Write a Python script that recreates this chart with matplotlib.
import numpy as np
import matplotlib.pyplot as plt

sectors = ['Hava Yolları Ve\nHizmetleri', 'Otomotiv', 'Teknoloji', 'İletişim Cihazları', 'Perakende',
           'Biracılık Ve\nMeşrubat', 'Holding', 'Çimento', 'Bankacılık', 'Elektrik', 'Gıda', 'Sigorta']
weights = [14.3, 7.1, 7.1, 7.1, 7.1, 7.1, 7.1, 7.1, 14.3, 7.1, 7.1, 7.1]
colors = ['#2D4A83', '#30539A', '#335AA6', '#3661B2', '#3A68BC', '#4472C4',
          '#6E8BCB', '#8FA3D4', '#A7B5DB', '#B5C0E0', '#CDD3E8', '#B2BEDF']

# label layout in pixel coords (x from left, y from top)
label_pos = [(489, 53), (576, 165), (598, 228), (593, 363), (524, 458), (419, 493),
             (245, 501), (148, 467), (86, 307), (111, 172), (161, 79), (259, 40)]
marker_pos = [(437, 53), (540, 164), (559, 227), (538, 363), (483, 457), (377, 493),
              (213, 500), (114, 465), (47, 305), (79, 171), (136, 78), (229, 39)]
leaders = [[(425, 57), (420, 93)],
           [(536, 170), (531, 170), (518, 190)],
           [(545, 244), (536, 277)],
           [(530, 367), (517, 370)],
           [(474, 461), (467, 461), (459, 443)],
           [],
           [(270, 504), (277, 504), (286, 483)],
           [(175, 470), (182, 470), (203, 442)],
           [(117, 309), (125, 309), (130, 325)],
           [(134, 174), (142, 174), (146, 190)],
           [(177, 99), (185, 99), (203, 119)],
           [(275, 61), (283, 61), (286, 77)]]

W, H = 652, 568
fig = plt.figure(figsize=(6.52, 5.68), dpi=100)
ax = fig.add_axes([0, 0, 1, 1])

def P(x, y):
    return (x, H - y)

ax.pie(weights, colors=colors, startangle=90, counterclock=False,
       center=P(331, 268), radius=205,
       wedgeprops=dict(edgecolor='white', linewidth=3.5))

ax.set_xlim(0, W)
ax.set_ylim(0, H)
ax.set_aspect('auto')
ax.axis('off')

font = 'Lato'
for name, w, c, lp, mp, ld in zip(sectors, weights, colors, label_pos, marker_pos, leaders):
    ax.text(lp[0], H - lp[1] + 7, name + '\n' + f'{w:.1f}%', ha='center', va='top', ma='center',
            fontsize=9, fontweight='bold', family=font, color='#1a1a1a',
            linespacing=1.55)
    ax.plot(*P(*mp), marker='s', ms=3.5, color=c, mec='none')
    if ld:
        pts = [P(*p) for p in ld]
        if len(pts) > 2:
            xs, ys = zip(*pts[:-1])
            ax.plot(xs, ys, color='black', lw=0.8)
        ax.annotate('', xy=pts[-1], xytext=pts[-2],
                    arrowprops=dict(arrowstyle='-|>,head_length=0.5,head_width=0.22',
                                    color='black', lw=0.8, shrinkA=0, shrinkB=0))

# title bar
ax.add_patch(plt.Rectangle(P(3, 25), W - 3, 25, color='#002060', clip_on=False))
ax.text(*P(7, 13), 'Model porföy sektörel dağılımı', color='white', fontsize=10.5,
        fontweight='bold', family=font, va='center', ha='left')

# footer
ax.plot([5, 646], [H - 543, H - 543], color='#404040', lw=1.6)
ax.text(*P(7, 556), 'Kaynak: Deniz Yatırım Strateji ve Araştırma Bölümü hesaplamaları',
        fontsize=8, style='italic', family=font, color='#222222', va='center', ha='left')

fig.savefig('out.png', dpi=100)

--

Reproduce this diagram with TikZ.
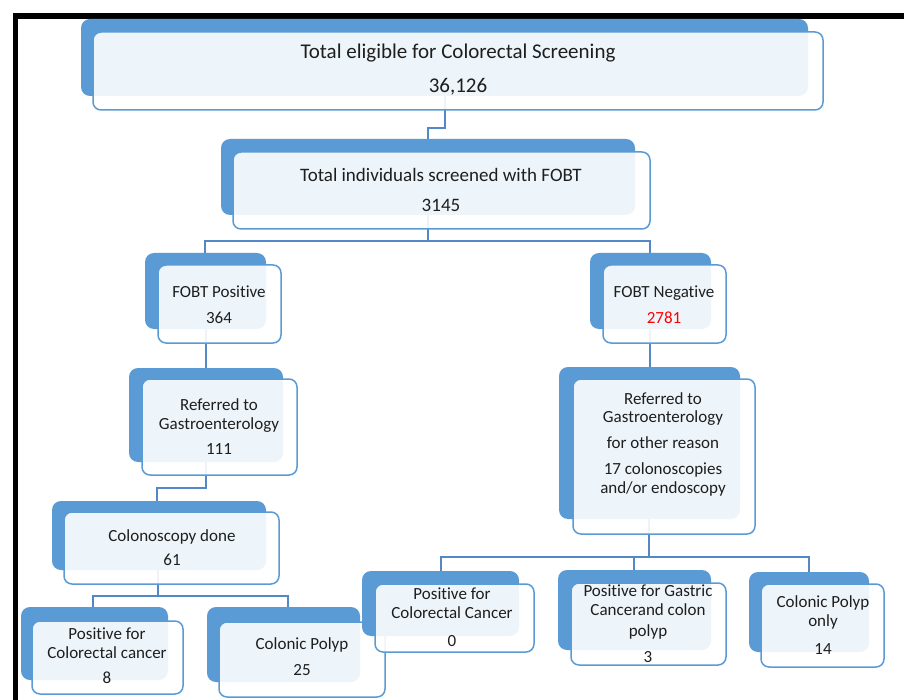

• _EXERCISE AIM_
Write out only the lines that run from the line containing "Write a Python" through the line containing "import matplotlib.pyplot as plt", both included, exactly as they appear above.

• _TASK SOLUTION_
Write a Python script that recreates this chart with matplotlib.
import numpy as np
import matplotlib.pyplot as plt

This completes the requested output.